### [Objective]
Only the span from the line containing "Clone this chart" down to the line containing "import * as" is to be printed, exactly and inclusively, with pictures omitted.

### [Records for processing]
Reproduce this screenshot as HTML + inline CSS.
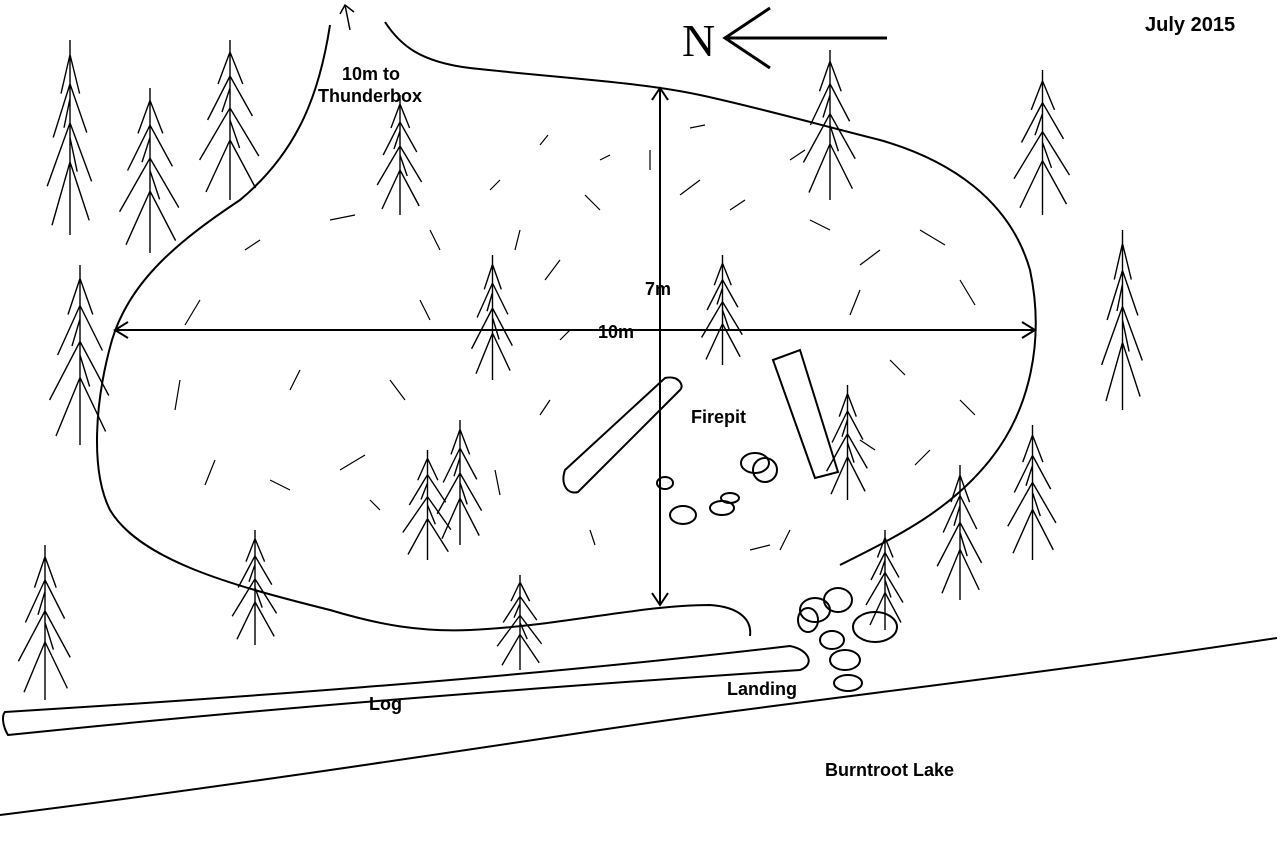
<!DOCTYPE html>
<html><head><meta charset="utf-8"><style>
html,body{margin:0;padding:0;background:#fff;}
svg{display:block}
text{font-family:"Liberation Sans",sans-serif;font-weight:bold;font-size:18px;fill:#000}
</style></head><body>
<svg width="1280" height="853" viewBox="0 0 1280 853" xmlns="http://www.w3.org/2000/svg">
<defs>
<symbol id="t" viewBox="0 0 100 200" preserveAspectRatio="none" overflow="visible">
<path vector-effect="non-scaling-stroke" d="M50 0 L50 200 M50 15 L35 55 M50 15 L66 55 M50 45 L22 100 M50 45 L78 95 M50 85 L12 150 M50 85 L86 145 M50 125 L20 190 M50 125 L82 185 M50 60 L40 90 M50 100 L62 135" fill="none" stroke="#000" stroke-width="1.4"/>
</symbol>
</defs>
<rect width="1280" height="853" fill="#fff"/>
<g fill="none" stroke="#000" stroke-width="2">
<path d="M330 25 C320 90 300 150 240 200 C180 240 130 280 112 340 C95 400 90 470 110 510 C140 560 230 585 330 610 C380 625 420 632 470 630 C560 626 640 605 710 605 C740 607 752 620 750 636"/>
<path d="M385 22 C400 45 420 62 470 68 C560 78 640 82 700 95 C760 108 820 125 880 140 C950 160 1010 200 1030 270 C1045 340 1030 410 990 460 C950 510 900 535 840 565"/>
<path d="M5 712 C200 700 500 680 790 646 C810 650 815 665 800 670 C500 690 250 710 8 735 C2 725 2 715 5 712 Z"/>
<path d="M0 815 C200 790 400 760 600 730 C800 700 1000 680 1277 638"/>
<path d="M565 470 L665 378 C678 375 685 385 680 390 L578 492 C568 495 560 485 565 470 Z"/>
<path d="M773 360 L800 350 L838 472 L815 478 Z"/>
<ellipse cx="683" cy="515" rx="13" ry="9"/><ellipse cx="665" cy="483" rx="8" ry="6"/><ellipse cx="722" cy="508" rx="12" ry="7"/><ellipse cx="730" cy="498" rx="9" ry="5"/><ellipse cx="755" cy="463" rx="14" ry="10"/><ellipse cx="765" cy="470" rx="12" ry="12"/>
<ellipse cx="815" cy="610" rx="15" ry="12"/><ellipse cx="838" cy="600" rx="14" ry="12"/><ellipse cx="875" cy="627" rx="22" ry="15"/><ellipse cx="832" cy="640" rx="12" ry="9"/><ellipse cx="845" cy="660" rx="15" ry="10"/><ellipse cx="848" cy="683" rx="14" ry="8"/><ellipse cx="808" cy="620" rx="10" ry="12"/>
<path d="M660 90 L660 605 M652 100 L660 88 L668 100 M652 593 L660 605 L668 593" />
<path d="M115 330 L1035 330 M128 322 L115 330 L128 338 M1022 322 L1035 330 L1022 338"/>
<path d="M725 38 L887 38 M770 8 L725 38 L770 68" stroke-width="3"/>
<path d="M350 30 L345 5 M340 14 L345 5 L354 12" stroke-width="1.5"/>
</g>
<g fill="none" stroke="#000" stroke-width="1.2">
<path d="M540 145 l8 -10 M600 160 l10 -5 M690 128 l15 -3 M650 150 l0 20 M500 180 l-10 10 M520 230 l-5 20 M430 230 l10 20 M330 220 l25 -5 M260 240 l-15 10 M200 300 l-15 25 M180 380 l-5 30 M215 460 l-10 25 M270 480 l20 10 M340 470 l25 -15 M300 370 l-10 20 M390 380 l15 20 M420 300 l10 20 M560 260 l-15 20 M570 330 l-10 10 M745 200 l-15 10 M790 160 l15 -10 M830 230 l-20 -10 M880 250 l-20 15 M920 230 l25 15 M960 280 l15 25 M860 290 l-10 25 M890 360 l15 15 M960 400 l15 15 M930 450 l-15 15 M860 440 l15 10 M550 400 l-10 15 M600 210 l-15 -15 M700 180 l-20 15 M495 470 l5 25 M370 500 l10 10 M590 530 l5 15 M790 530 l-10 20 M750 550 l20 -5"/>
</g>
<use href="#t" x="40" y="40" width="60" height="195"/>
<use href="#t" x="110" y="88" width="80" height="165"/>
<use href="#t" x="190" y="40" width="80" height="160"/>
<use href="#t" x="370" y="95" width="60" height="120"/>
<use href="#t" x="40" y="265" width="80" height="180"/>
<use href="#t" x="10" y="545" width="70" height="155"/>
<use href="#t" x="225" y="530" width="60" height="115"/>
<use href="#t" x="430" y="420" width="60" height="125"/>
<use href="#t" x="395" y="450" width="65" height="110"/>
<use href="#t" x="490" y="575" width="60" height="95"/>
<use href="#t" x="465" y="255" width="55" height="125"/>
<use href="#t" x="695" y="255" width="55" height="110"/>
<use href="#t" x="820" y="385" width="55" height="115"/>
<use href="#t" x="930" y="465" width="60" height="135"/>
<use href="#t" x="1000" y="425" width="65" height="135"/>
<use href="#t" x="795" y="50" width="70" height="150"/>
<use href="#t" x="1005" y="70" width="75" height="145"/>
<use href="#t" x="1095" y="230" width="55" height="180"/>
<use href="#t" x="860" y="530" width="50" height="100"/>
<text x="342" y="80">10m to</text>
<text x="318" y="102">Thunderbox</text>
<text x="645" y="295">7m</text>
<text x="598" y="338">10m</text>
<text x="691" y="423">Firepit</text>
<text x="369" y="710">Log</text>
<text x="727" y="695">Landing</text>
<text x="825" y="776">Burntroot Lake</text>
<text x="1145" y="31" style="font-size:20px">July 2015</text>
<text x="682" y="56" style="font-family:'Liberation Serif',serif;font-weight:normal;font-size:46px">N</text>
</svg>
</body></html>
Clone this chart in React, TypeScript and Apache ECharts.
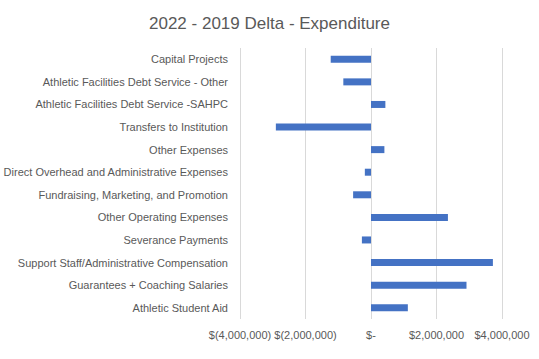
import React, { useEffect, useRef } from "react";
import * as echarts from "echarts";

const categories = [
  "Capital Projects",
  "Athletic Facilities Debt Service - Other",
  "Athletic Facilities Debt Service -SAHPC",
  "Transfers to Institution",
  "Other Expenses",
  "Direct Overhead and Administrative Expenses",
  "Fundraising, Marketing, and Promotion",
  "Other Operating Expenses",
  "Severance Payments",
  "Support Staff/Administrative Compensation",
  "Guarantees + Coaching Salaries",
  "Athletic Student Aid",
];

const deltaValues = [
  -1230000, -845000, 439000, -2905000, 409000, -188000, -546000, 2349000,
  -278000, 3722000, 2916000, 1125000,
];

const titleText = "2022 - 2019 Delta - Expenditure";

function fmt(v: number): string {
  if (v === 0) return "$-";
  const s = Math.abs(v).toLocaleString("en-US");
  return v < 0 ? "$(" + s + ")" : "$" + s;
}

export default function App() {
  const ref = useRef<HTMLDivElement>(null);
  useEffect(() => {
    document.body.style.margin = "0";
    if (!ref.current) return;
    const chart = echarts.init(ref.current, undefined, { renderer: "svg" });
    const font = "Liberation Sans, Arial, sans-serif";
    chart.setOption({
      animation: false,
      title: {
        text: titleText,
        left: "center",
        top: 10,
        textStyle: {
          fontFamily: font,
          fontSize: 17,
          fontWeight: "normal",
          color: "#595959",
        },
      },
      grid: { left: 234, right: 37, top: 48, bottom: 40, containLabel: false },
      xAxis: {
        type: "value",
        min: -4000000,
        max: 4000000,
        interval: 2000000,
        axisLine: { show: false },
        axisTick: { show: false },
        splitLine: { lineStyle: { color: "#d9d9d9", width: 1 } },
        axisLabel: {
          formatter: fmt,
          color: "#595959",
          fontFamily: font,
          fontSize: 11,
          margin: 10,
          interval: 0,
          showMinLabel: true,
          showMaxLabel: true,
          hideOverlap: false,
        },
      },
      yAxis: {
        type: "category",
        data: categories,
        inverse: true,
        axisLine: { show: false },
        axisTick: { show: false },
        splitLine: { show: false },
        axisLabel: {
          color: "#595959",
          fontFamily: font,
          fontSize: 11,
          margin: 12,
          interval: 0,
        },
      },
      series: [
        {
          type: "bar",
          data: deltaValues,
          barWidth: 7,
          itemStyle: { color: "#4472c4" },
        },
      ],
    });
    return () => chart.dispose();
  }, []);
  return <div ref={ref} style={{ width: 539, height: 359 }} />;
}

### [Solution to this task]
Clone this chart in React, TypeScript and Apache ECharts.
import React, { useEffect, useRef } from "react";
import * as echarts from "echarts";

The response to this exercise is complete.